Rows from a dataset of charts and code:
________________________

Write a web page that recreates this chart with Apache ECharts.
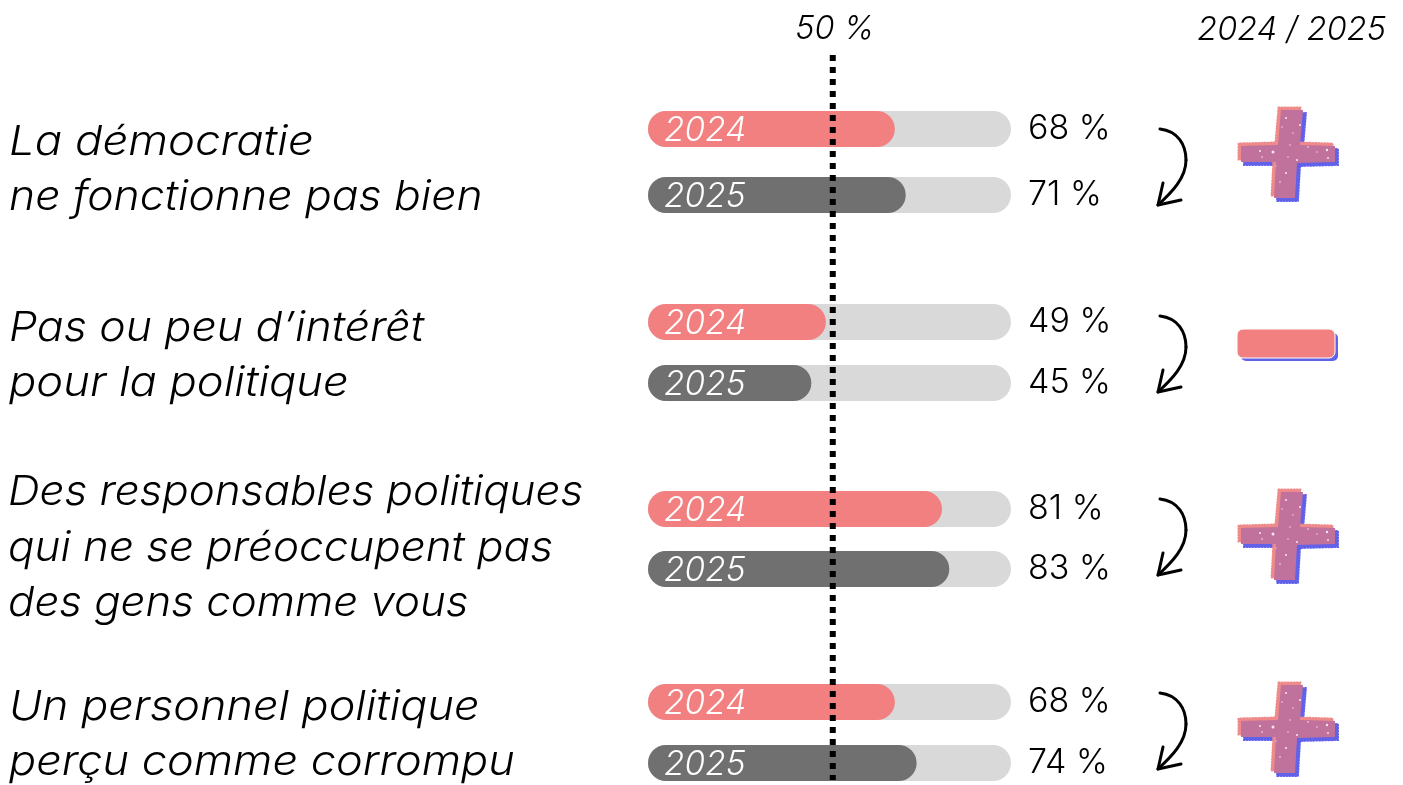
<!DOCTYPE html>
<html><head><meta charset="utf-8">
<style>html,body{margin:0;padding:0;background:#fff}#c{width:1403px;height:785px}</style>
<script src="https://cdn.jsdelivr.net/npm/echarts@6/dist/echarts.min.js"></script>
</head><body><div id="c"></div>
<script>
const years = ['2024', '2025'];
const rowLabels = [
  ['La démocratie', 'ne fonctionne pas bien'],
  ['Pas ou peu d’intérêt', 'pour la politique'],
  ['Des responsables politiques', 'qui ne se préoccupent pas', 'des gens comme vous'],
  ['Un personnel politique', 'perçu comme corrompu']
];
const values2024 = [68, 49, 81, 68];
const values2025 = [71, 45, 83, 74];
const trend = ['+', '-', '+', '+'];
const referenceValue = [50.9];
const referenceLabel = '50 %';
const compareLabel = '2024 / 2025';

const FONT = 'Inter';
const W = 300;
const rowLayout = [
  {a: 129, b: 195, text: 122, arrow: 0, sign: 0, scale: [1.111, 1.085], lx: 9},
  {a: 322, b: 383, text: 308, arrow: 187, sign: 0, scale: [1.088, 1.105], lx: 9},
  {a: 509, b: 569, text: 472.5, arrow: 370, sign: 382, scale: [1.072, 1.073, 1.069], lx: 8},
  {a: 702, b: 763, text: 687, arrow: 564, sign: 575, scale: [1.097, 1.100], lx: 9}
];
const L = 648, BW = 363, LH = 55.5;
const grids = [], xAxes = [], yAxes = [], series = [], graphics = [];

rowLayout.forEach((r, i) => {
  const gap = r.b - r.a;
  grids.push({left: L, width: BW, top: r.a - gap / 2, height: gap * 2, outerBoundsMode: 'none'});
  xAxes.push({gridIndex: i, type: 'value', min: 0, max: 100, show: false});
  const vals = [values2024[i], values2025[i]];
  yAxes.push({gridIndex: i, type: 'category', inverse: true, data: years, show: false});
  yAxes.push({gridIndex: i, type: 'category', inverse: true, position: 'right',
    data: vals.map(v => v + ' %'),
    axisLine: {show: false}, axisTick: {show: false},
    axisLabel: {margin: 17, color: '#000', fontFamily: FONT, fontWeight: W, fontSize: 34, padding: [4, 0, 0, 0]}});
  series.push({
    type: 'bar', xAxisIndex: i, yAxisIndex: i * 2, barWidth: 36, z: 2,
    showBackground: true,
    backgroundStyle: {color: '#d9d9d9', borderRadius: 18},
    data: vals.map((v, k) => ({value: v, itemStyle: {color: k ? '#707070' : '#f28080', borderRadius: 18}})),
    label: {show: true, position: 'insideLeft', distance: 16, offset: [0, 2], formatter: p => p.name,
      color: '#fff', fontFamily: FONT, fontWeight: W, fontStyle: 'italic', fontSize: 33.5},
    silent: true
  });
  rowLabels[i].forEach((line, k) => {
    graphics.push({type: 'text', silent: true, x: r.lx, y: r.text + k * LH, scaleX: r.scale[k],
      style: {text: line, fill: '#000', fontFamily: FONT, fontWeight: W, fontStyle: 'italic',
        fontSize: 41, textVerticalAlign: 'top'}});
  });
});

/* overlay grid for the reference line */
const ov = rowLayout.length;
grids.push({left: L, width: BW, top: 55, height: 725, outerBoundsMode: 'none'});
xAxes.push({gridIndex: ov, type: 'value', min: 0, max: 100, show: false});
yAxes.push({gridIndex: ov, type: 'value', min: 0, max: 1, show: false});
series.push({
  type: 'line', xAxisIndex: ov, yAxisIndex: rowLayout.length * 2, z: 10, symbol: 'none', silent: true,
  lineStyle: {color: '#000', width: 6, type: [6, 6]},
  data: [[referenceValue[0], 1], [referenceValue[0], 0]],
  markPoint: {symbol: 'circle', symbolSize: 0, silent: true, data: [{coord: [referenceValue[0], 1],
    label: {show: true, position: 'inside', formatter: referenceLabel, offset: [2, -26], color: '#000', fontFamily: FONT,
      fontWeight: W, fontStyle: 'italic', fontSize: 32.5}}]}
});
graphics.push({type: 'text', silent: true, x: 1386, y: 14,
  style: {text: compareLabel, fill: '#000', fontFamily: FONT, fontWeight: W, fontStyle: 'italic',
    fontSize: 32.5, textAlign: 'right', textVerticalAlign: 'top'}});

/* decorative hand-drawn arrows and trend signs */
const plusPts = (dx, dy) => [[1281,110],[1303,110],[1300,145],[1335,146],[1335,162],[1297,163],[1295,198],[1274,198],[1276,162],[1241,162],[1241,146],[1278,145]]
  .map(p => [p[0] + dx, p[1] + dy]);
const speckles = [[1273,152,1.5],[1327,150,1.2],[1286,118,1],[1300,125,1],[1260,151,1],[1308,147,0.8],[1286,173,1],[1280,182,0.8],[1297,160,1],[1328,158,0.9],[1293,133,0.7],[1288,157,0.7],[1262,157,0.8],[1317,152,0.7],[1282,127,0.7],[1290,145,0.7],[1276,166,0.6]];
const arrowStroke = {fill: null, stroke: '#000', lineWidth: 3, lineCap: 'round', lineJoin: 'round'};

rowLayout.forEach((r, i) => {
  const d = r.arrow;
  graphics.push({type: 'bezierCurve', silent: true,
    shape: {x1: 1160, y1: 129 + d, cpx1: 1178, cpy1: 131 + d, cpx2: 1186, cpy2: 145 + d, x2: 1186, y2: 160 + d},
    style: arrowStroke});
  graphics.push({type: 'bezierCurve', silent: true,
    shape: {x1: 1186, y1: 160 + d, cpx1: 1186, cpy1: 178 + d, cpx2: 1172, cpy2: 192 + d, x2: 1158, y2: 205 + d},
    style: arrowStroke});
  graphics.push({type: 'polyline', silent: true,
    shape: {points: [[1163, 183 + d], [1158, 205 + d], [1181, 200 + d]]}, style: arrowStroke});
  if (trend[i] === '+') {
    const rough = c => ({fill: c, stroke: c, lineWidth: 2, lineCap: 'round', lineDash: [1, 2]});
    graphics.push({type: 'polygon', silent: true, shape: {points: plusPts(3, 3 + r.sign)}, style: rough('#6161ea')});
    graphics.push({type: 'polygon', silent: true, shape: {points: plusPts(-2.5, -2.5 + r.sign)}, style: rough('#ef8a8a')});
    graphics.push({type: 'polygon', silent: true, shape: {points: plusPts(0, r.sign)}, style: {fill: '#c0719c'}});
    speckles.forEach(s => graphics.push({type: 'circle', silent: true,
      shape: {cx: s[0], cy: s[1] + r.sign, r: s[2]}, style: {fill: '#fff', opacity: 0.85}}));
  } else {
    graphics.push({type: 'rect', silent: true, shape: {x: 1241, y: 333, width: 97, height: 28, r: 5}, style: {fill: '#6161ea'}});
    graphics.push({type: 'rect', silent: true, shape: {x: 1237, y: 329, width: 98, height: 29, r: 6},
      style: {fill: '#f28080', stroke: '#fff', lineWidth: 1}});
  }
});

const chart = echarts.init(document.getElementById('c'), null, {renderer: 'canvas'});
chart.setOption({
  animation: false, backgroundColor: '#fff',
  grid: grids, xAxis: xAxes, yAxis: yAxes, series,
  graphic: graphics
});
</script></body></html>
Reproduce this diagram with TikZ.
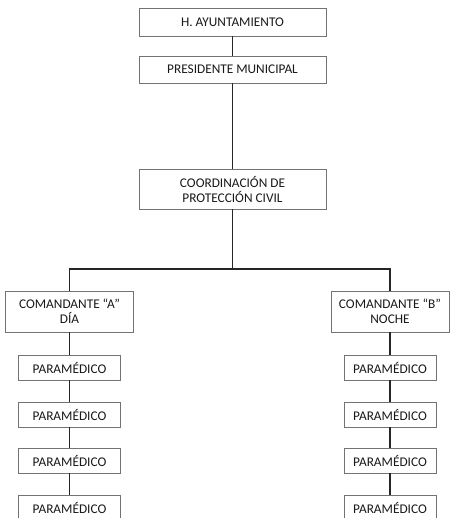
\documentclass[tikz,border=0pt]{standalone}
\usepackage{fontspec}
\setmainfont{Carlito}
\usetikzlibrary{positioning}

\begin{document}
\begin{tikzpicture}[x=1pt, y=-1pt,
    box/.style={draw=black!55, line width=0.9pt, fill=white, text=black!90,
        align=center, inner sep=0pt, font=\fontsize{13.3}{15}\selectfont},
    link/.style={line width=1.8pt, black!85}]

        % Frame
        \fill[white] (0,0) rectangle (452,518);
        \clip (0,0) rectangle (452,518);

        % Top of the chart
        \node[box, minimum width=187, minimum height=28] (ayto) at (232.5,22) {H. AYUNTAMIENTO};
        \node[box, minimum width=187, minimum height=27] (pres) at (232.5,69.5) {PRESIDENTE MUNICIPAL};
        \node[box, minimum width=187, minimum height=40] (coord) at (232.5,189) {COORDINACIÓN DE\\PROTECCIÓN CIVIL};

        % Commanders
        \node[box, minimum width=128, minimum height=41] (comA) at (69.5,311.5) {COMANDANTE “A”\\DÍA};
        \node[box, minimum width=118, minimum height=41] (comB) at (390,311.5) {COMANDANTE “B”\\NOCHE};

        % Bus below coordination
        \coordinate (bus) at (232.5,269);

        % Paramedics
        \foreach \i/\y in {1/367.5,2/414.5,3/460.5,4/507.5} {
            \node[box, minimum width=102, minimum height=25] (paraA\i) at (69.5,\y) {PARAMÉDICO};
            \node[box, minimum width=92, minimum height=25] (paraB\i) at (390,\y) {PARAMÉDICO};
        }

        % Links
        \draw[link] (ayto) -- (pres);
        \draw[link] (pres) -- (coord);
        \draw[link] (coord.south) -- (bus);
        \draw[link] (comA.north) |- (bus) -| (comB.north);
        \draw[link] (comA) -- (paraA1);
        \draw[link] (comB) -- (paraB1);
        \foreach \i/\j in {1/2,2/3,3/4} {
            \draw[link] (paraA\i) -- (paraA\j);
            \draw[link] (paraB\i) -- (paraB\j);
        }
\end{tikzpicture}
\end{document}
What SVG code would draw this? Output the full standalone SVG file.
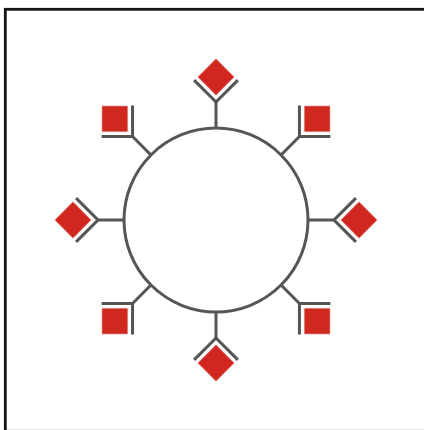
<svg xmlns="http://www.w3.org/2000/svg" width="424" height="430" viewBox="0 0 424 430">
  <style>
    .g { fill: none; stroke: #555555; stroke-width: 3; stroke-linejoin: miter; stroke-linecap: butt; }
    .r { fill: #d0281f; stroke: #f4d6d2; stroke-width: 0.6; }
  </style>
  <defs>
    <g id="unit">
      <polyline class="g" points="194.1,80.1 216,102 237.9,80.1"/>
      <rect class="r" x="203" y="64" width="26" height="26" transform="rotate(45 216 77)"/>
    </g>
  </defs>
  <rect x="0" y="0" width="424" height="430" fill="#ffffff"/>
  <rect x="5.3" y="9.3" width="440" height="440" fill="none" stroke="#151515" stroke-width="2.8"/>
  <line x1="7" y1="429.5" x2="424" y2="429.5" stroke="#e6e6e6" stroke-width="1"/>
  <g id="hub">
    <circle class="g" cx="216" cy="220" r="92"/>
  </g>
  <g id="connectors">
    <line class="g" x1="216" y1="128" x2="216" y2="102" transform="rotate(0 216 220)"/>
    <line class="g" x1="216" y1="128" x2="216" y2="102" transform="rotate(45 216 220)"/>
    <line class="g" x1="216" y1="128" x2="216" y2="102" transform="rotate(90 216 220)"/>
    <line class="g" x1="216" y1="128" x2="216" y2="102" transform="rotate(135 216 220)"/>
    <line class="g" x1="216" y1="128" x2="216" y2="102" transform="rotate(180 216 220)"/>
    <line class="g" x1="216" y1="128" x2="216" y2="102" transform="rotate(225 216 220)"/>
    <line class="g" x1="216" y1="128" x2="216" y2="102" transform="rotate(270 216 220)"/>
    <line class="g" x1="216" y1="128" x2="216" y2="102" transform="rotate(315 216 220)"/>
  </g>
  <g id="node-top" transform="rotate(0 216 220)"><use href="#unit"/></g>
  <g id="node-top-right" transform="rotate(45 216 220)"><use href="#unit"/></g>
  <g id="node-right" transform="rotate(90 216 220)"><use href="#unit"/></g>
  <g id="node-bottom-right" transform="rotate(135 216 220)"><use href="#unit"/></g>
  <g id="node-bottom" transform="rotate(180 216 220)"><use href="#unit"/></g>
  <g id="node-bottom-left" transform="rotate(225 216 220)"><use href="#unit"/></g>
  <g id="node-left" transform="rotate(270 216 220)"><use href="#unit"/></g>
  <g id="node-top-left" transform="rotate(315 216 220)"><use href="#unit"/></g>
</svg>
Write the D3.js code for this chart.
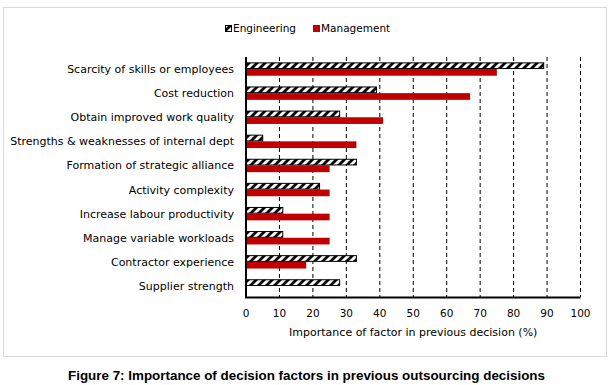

________________________

TASK INSTRUCTIONS — In the data above, please extract the lines from the first one through the line with "const compareLabel = '2024 / 2025';", exactly, and keep pictures out.

TASK OUTPUT —
Write a web page that recreates this chart with Apache ECharts.
<!DOCTYPE html>
<html><head><meta charset="utf-8">
<style>html,body{margin:0;padding:0;background:#fff}#c{width:1403px;height:785px}</style>
<script src="https://cdn.jsdelivr.net/npm/echarts@6/dist/echarts.min.js"></script>
</head><body><div id="c"></div>
<script>
const years = ['2024', '2025'];
const rowLabels = [
  ['La démocratie', 'ne fonctionne pas bien'],
  ['Pas ou peu d’intérêt', 'pour la politique'],
  ['Des responsables politiques', 'qui ne se préoccupent pas', 'des gens comme vous'],
  ['Un personnel politique', 'perçu comme corrompu']
];
const values2024 = [68, 49, 81, 68];
const values2025 = [71, 45, 83, 74];
const trend = ['+', '-', '+', '+'];
const referenceValue = [50.9];
const referenceLabel = '50 %';
const compareLabel = '2024 / 2025';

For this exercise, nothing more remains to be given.